Australia's players are concerned about excessive workloads shortening their careers and want more time with their families, according to the vice-captain Michael Clarke. The team, which is preparing for pay negotiations with Cricket Australia, is at the start of a packed 19-month international schedule that could keep them away from home for 11 months.
However, the complaints follow the rush to join the Indian Premier League earlier this year, which cut into the squad's official holiday time. Clarke was not one of the players who took the money in India and currently Australia's programme rules them out of the 2009 and 2010 Twenty20 tournaments.

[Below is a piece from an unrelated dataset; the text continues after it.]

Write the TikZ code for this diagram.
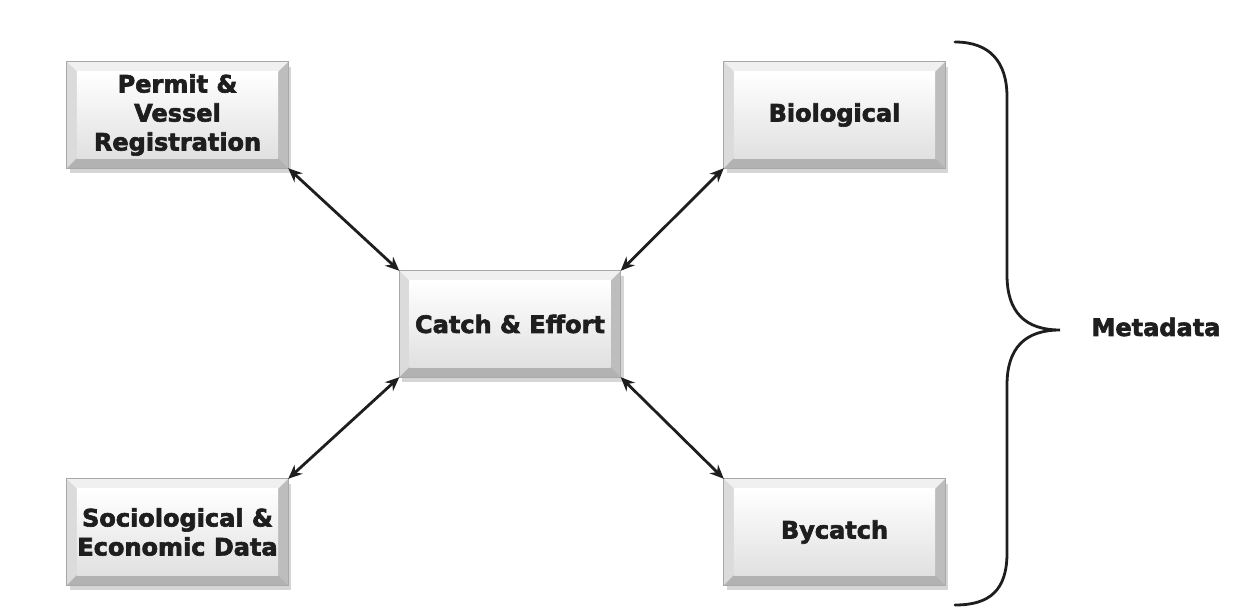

"The major issue with the players at the moment is because of the amount of cricket going on, and that includes all forms of the game, guys' careers are not going to last as long as they used to," Clarke told Sydney radio 2KY. "That's the worrying factor."
The side is expected to play 26 Tests, 54 ODIs and 27 Twenty20 games between the recent Indian tour and April 2010. Paul Marsh, the Australian Cricketers' Association chief executive, said players like Clarke, who are involved in the three formats, would be away from home for 51 weeks.
"The point is because they are playing so much they don't have as much time to do the off-field obligations as they otherwise would have," he said. "It's not about working less in total because they are going to be working a hell of a lot more on the field than they have in the past."
Clarke will follow the developments over the next couple of years closely and will watch how the tournaments operate while allowing players to represent their countries. "It's going to be interesting to see how contracts work in two years, if you can still get a [Cricket Australia] contract or you're paid per game," he said.
He is also concerned about the time players will have to spend away from their families. "I'll never complain about our job because we're blessed, we're the lucky ones and we have got a fantastic lifestyle, but in the next 15 months the guys will spend 10-11 months without seeing their wives and kids," he said. "If you have a six-month-old baby you don't feel comfortable taking around the world, that's a long time spending away from your wife and son or daughter."